Against this background, within the meeting held on 30 December 2015, the members of the Executive Board of the NBM decided by unanimous vote to maintain the policy rate at the level of 19.5 percent annually. The decision of the Executive Board of the NBM is based on the fact that the monetary policy measures adopted by the NBM at the beginning of the year until now are to be transposed into the national economy, including by influencing interest rates on loans and deposits in national currency, thus exerting further effects on inflation development.
The decisions of the Executive Board of 30 December 2015 are aimed at anchoring inflation expectations in the context of restoring and maintaining the inflation rate close to the target of 5.0 percent over the medium-term, with a possible deviation of ± 1.5 percentage points.
In order to support the proper functioning of the interbank money market, the NBM will continue to manage firmly the liquidity excess through sterilization operations, according to the announced schedule.
National Bank will continue to offer banks liquidity, according to the schedule announced for 2016, through REPO operations with the term of 14 days, at a fixed rate equal to the base rate of the National Bank plus a margin of 0.25 points percentage.

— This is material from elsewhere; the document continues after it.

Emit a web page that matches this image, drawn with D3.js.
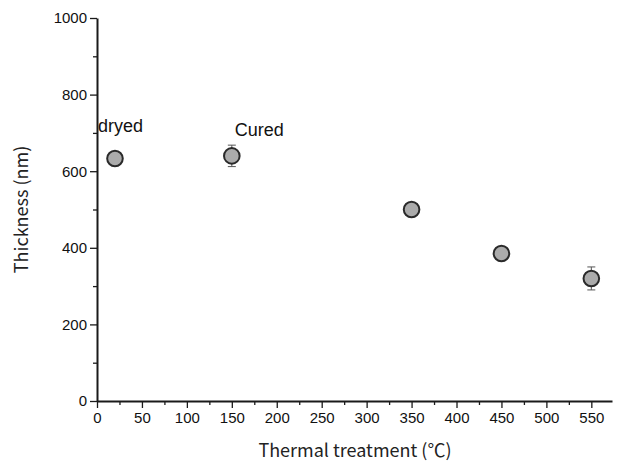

NBM will further monitor and anticipate the domestic and international economic environment developments, including household consumption dynamics, remittances and changing foreign trade conditions, so that by the flexibility of operational framework specific for the inflation targeting strategy to ensure price stability in the medium term.
The next meeting of the Executive Board of the NBM on monetary policy will take place on 28 January 2016, according to the announced schedule."